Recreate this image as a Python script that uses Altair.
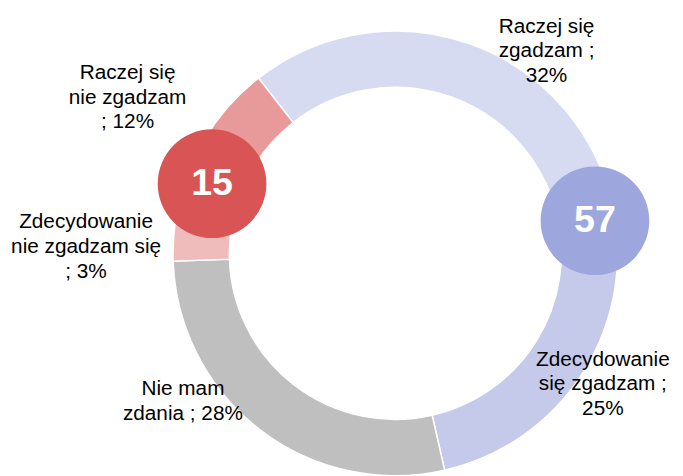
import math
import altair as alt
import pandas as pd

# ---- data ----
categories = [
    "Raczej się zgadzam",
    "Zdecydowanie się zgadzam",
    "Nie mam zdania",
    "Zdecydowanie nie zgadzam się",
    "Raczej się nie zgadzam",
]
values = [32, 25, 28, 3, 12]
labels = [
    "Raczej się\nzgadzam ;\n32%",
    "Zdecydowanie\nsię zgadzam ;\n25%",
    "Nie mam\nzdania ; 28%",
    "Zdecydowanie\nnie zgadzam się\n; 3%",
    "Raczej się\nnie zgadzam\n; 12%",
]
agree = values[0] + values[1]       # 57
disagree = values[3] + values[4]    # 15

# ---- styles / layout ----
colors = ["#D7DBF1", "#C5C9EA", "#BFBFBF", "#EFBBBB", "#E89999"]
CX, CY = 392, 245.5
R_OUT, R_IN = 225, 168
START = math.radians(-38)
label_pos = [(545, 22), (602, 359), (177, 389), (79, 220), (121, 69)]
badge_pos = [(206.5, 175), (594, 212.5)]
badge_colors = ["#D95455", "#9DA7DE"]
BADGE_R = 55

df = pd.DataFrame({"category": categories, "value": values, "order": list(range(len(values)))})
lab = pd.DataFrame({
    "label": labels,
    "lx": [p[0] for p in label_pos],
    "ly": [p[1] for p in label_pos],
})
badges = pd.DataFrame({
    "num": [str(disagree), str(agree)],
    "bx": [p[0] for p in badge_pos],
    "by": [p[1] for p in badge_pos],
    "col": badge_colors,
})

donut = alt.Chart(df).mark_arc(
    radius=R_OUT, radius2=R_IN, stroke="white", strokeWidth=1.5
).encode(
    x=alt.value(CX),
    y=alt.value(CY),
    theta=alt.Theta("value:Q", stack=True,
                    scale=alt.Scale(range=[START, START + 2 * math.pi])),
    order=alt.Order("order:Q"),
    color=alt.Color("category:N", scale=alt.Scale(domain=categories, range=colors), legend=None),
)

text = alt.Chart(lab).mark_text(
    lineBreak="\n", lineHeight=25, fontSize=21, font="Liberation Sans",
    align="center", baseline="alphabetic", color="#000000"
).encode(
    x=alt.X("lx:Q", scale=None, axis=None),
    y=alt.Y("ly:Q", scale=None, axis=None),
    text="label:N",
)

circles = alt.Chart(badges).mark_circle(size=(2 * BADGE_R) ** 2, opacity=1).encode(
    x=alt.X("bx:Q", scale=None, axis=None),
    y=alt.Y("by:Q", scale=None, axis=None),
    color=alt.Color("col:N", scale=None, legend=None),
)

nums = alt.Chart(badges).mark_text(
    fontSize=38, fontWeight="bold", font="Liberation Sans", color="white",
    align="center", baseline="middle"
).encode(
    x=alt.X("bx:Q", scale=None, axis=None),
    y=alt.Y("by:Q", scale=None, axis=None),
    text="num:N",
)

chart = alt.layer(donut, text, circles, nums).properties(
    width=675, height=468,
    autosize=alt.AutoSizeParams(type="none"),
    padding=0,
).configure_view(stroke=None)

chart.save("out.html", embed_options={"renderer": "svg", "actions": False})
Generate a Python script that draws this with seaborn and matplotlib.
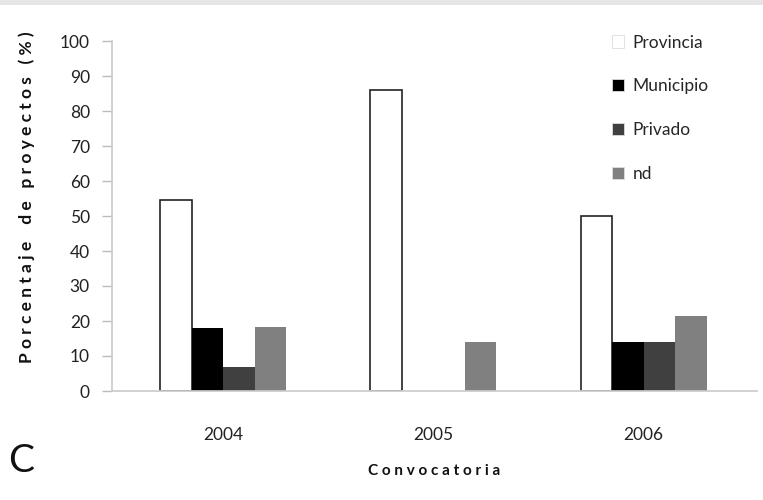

What you have to do: Pictures are to be left out; all else in the entries above is to be quoted exactly.

Written solution:
Recreate this image as a Python script that uses Altair.
import math
import altair as alt
import pandas as pd

# ---- data ----
categories = [
    "Raczej się zgadzam",
    "Zdecydowanie się zgadzam",
    "Nie mam zdania",
    "Zdecydowanie nie zgadzam się",
    "Raczej się nie zgadzam",
]
values = [32, 25, 28, 3, 12]
labels = [
    "Raczej się\nzgadzam ;\n32%",
    "Zdecydowanie\nsię zgadzam ;\n25%",
    "Nie mam\nzdania ; 28%",
    "Zdecydowanie\nnie zgadzam się\n; 3%",
    "Raczej się\nnie zgadzam\n; 12%",
]
agree = values[0] + values[1]       # 57
disagree = values[3] + values[4]    # 15

# ---- styles / layout ----
colors = ["#D7DBF1", "#C5C9EA", "#BFBFBF", "#EFBBBB", "#E89999"]
CX, CY = 392, 245.5
R_OUT, R_IN = 225, 168
START = math.radians(-38)
label_pos = [(545, 22), (602, 359), (177, 389), (79, 220), (121, 69)]
badge_pos = [(206.5, 175), (594, 212.5)]
badge_colors = ["#D95455", "#9DA7DE"]
BADGE_R = 55

df = pd.DataFrame({"category": categories, "value": values, "order": list(range(len(values)))})
lab = pd.DataFrame({
    "label": labels,
    "lx": [p[0] for p in label_pos],
    "ly": [p[1] for p in label_pos],
})
badges = pd.DataFrame({
    "num": [str(disagree), str(agree)],
    "bx": [p[0] for p in badge_pos],
    "by": [p[1] for p in badge_pos],
    "col": badge_colors,
})

donut = alt.Chart(df).mark_arc(
    radius=R_OUT, radius2=R_IN, stroke="white", strokeWidth=1.5
).encode(
    x=alt.value(CX),
    y=alt.value(CY),
    theta=alt.Theta("value:Q", stack=True,
                    scale=alt.Scale(range=[START, START + 2 * math.pi])),
    order=alt.Order("order:Q"),
    color=alt.Color("category:N", scale=alt.Scale(domain=categories, range=colors), legend=None),
)

text = alt.Chart(lab).mark_text(
    lineBreak="\n", lineHeight=25, fontSize=21, font="Liberation Sans",
    align="center", baseline="alphabetic", color="#000000"
).encode(
    x=alt.X("lx:Q", scale=None, axis=None),
    y=alt.Y("ly:Q", scale=None, axis=None),
    text="label:N",
)

circles = alt.Chart(badges).mark_circle(size=(2 * BADGE_R) ** 2, opacity=1).encode(
    x=alt.X("bx:Q", scale=None, axis=None),
    y=alt.Y("by:Q", scale=None, axis=None),
    color=alt.Color("col:N", scale=None, legend=None),
)

nums = alt.Chart(badges).mark_text(
    fontSize=38, fontWeight="bold", font="Liberation Sans", color="white",
    align="center", baseline="middle"
).encode(
    x=alt.X("bx:Q", scale=None, axis=None),
    y=alt.Y("by:Q", scale=None, axis=None),
    text="num:N",
)

chart = alt.layer(donut, text, circles, nums).properties(
    width=675, height=468,
    autosize=alt.AutoSizeParams(type="none"),
    padding=0,
).configure_view(stroke=None)

chart.save("out.html", embed_options={"renderer": "svg", "actions": False})
Generate a Python script that draws this with seaborn and matplotlib.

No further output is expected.